As discussed in T94121 and T150811, leveled compaction could increase data locality, and limit the number of SSTables that need to be touched for a read. However, there are also issues with LCS. This task is to collect information on both pros & cons of using LCS, to be used as part of creating an overall plan.
- Read performance. Splits token range into non-overlapping SSTables. Total number of touched SSTables limited by the number of levels. For reasonably-sized instances, this number is 5 or 6.
- Handles skew updates efficiently by compacting busy token range more frequently than rately updated ones.
- SSTables containing a frequently updated partition are still considered overlapping with those in lower levels for compaction purposes, as Cassandra only considers the presence of a partition & the write time of an entire SSTable. Tombstones for wide rows are only collected in the lowest level, despite not actually shadowing any data in the lower levels in the normal case.

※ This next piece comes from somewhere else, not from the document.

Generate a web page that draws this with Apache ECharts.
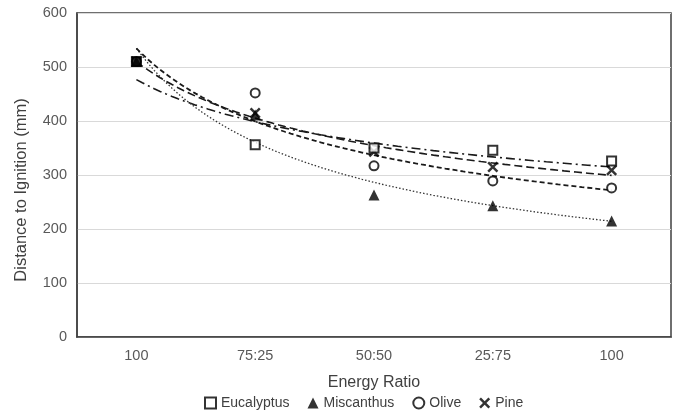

- Occasional major compactions (https://issues.apache.org/jira/browse/CASSANDRA-7272, https://github.com/scylladb/scylla/issues/1431) could be used to work around this in the short term, but this is fairly expensive. In Cassandra 2.2, it would require temporarily disabling automatic compactions on a keyspace.
- A potential improvement in Cassandra would be to actually consider clustering key range overlaps during compaction, as discussed in T94121#2710479. This would allow dropping tombstones quickly in early level compactions (L0->L1, or L1->L2).
- Write amplification is normally higher with LCS than with other standard strategies. However, in practice STCS and TWCS both do not offer sufficient read performance & timely tombstone collection, and are thus combined with ad-hoc manual compactions. It is unclear how the overall write amplification including those manual major compactions compares with LCS.